The thick layer of corrugated (rippled) sand was located here above the Quaternary foundations, while it had been laid down below that in the main cave, but with exactly the same thickness. In the adjoining chamber it would have been possible to divide the cultural stratum, but this received no further attention.

Elsewhere in the paper, Obermaier und Breuil (1908) state that various floods forced the then settlers to repeatedly temporarily abandon the cave, possibly because of the periodic rise in level of the internal springs, which had washed out the fissure cave ( i.e. one formed by tectonic forces ), which itself was about 8 metres higher in altitude than the level of the former Krems River.

This last comment needs to be treated with caution in my opinion.

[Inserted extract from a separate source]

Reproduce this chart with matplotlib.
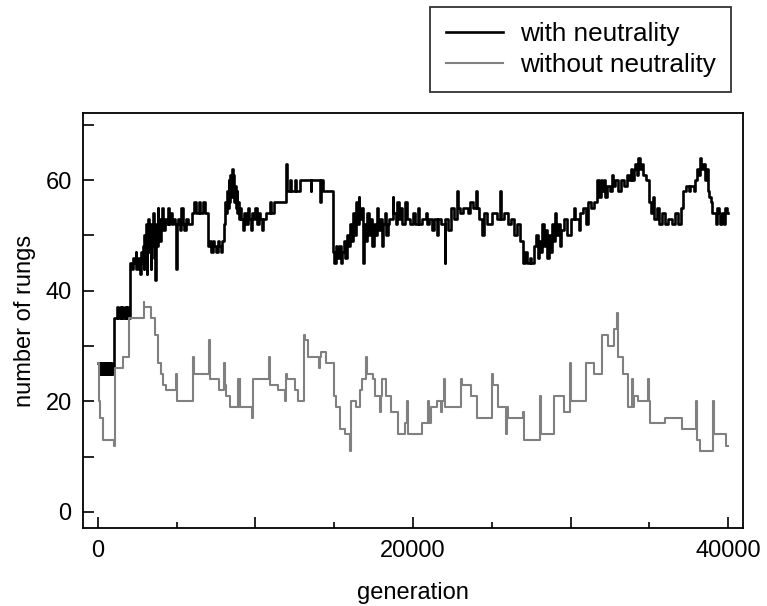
import numpy as np
import matplotlib
matplotlib.use("Agg")
import matplotlib.pyplot as plt
from matplotlib.ticker import MultipleLocator, FuncFormatter

plt.rcParams['font.family'] = ['Liberation Sans', 'DejaVu Sans']

# with neutrality: (generation, number of rungs), step changes
with_gen = [0, 100, 150, 200, 260, 320, 380, 440, 500, 560, 620, 680, 740, 800, 860, 920,
            1050, 1200, 1260, 1400, 1450, 1550, 1600, 1700, 1760, 1850, 1900,
            2050, 2150, 2250, 2300, 2400, 2450, 2550, 2600, 2700, 2750, 2800, 2850, 2900, 2950,
            3000, 3050, 3100, 3150, 3200, 3250, 3300, 3350, 3400, 3450, 3500, 3550, 3600, 3650,
            3700, 3750, 3800, 3850, 3900, 3950, 4000, 4100, 4150, 4250, 4350, 4450, 4500, 4600,
            4700, 4800, 4900, 4950, 5000, 5100, 5200, 5300, 5400, 5500, 5600, 5700,
            6000, 6100, 6200, 6400, 6500, 6700, 6800,
            7000, 7100, 7200, 7300, 7400, 7500, 7600, 7700, 7800, 7900,
            8000, 8100, 8150, 8200, 8250, 8300, 8350, 8400, 8450, 8500, 8550, 8600, 8650, 8700,
            8750, 8800, 8850, 8900, 8950, 9000, 9100, 9200, 9300, 9400, 9500, 9600, 9700, 9800,
            9900, 10000, 10100, 10200, 10300, 10400, 10500, 10700, 10900, 11000, 11200, 11950,
            12000, 12200, 12250, 12500, 12550, 12800, 12900, 13500, 13550, 14100, 14150, 14300,
            14900, 15000, 15100, 15200, 15300, 15400, 15500, 15600, 15700, 15800, 15900, 16000,
            16100, 16200, 16300, 16400, 16500, 16550, 16600, 16700, 16800, 16850, 16900, 17000,
            17100, 17200, 17300, 17400, 17500, 17600, 17700, 17800, 17900, 18000, 18100, 18200,
            18300, 18400, 18500, 18700, 18750, 18900, 19000, 19100, 19200, 19300, 19500, 19600,
            19800, 20000, 20100, 20300, 20400, 20600, 20800, 20900, 21000, 21200, 21300, 21500,
            21600, 21800, 22000, 22050, 22200, 22400, 22600, 22800, 22850, 23000, 23200, 23500,
            23600, 23800, 24000, 24050, 24200, 24400, 24500, 24700, 25000, 25300, 25500, 25550,
            25800, 26000, 26200, 26400, 26600, 26800, 27000, 27100, 27200, 27400, 27500, 27700,
            27800, 27900, 28000, 28100, 28200, 28300, 28400, 28500, 28600, 28700, 28800, 28900,
            29000, 29100, 29200, 29300, 29400, 29600, 29800, 30000, 30200, 30300, 30500, 30600,
            30800, 31000, 31100, 31300, 31500, 31700, 31800, 31900, 32000, 32100, 32200, 32300,
            32500, 32600, 32700, 32800, 33000, 33200, 33400, 33600, 33700, 33800, 33900, 34000,
            34100, 34200, 34300, 34400, 34500, 34600, 34800, 35000, 35100, 35200, 35300, 35500,
            35600, 35800, 36000, 36200, 36400, 36600, 36800, 37000, 37100, 37300, 37500, 37600,
            37800, 37900, 38000, 38100, 38200, 38300, 38400, 38500, 38600, 38700, 38800, 38900,
            39000, 39200, 39300, 39400, 39500, 39600, 39700, 39800, 39900, 40000]
with_val = [27, 25, 27, 25, 27, 25, 27, 25, 27, 25, 27, 25, 27, 25, 27, 25,
            35, 37, 35, 37, 35, 37, 35, 37, 35, 37, 35,
            45, 44, 46, 45, 47, 44, 46, 45, 43, 47, 45, 48, 44, 50,
            46, 52, 43, 49, 53, 47, 51, 44, 52, 48, 54, 46, 50, 42,
            52, 48, 55, 50, 53, 49, 52, 55, 51, 53, 52, 55, 52, 54,
            52, 53, 52, 44, 52, 53, 51, 55, 52, 51, 53, 52,
            54, 56, 54, 56, 54, 56, 54,
            48, 49, 47, 49, 48, 47, 49, 48, 47, 49,
            52, 56, 54, 58, 55, 60, 56, 61, 57, 62, 58, 61, 56, 59,
            55, 58, 54, 56, 53, 55, 53, 51, 54, 52, 55, 53, 51, 54,
            53, 55, 52, 54, 53, 51, 53, 54, 56, 54, 56, 63,
            58, 60, 58, 60, 58, 60, 60, 58, 60, 56, 60, 58,
            47, 45, 48, 46, 48, 45, 47, 49, 46, 50, 48, 52,
            49, 54, 50, 56, 52, 57, 53, 55, 50, 45, 52, 49,
            54, 50, 53, 48, 52, 50, 55, 51, 53, 48, 52, 54,
            50, 52, 53, 57, 54, 52, 56, 53, 55, 52, 56, 53,
            52, 54, 52, 55, 52, 53, 54, 52, 53, 51, 53, 50,
            53, 52, 45, 53, 51, 55, 53, 58, 55, 54, 55, 54,
            56, 55, 58, 55, 53, 50, 54, 52, 54, 53, 58, 53,
            54, 52, 53, 50, 52, 49, 45, 47, 45, 46, 45, 48,
            50, 46, 49, 47, 52, 48, 51, 46, 50, 47, 52, 49,
            54, 50, 52, 48, 51, 53, 50, 53, 55, 53, 51, 54,
            55, 52, 56, 55, 56, 60, 57, 60, 58, 60, 57, 59,
            58, 61, 59, 60, 58, 60, 59, 61, 60, 62, 60, 62,
            63, 61, 64, 62, 63, 61, 60, 56, 54, 57, 53, 55,
            52, 54, 52, 53, 52, 54, 52, 55, 58, 59, 58, 59,
            58, 60, 62, 61, 64, 62, 63, 60, 62, 58, 57, 56,
            54, 52, 55, 54, 52, 54, 52, 55, 54, 54]

# without neutrality
without_gen = [0, 60, 130, 300, 1000, 1060, 1100, 1600, 2000, 2900, 2950, 3100, 3400, 3650,
               3800, 4000, 4150, 4300, 4950, 5000, 6030, 6080, 7050, 7100, 7370, 7680, 8000,
               8050, 8150, 8380, 8900, 8950, 9000, 9050, 9800, 9850, 10870, 10930, 11430,
               11900, 11950, 12000, 12150, 12480, 12700, 13080, 13170, 13340, 14050, 14100,
               14160, 14480, 14990, 15140, 15370, 15690, 16000, 16070, 16350, 16640, 16790,
               17040, 17100, 17460, 17570, 17900, 17950, 18030, 18300, 18620, 19050, 19470,
               19600, 19650, 19890, 20570, 20980, 21030, 21150, 21530, 21790, 21850, 21970,
               22020, 23050, 23100, 23700, 24070, 25000, 25060, 25380, 25910, 25960, 26020,
               26980, 27030, 27050, 28070, 28120, 28960, 29590, 29970, 30020, 31000, 31500,
               31960, 32380, 32760, 32970, 33020, 33330, 33650, 33900, 33950, 34050, 34300,
               34930, 34980, 35050, 36000, 37080, 37980, 38030, 38230, 39050, 39100, 39830,
               40000]
without_val = [27, 20, 17, 13, 12, 26, 26, 28, 35, 38, 37, 37, 35, 32,
               27, 25, 23, 22, 25, 20, 28, 25, 31, 24, 24, 22, 27,
               23, 21, 19, 24, 19, 24, 19, 17, 24, 28, 23, 22,
               20, 25, 24, 24, 22, 20, 32, 31, 28, 26, 28,
               29, 27, 21, 19, 15, 14, 11, 20, 19, 22, 24,
               28, 25, 24, 21, 18, 21, 24, 21, 18, 14, 16,
               20, 14, 14, 16, 20, 16, 19, 20, 18, 20, 24,
               19, 24, 23, 21, 17, 25, 23, 19, 14, 19, 17,
               18, 17, 13, 21, 14, 21, 18, 27, 20, 27, 25,
               32, 30, 33, 36, 28, 25, 19, 24, 19, 21, 20,
               24, 20, 16, 17, 15, 20, 13, 11, 20, 14, 12,
               12]

fig = plt.figure(figsize=(7.67, 6.06), dpi=100)
ax = fig.add_axes([0.108, 0.128, 0.861, 0.686])

ax.step(with_gen, with_val, where='post', color='black', lw=1.9, label='with neutrality')
ax.step(without_gen, without_val, where='post', color='#808080', lw=1.5,
        label='without neutrality')

ax.set_xlim(-950, 40950)
ax.set_ylim(-3, 72.2)

ax.xaxis.set_major_locator(MultipleLocator(10000))
ax.xaxis.set_minor_locator(MultipleLocator(5000))
ax.xaxis.set_major_formatter(FuncFormatter(lambda v, p: f"{int(v)}" if v % 20000 == 0 else ""))
ax.yaxis.set_major_locator(MultipleLocator(10))
ax.yaxis.set_major_formatter(FuncFormatter(lambda v, p: f"{int(v)}" if v % 20 == 0 else ""))

ax.tick_params(which='both', direction='in', labelsize=17, width=1.2)
ax.tick_params(which='major', length=8, pad=8)
ax.tick_params(which='minor', length=4)
for s in ax.spines.values():
    s.set_linewidth(1.3)

ax.set_xlabel('generation', fontsize=17, labelpad=15)
ax.set_ylabel('number of rungs', fontsize=17, labelpad=7)

leg = fig.legend(loc='upper right', bbox_to_anchor=(731 / 767, 1 - 7 / 606),
                 fontsize=18.8, frameon=True, fancybox=False, edgecolor='black',
                 handlelength=2.2, handletextpad=0.65, borderpad=0.58, labelspacing=0.25,
                 borderaxespad=0)
leg.get_frame().set_linewidth(1.3)

fig.savefig('out.png', dpi=100)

To me it looks as though there never was any spring in the cave, but that there was periodic flooding of the Kleinen Krems which laid down the rippled sand (the Germans have a much more satisfactory word for it,
' wellsand ', meaning ' wave sand ', which is usually poorly translated as 'corrugated sand' by automatic translation websites) deposits referred to, and these floods were what rolled and abraded the bones and artefacts in the cave, an effect of flooding that I can attest to from personal experience.

The fact that the small adjoining chamber to the right of the main cave and located just 4.7 metres above the level of the Kleinen Krems had similar rippled sand deposits to those in the main cave, which is 7.5 metres above the Kleinen Krems, a good three metres above that, is significant.

I have spent a lot of time walking in similar situations in Australian river/gorge systems, and the periodic flooding of these rivers can easily produce this sort of deposition.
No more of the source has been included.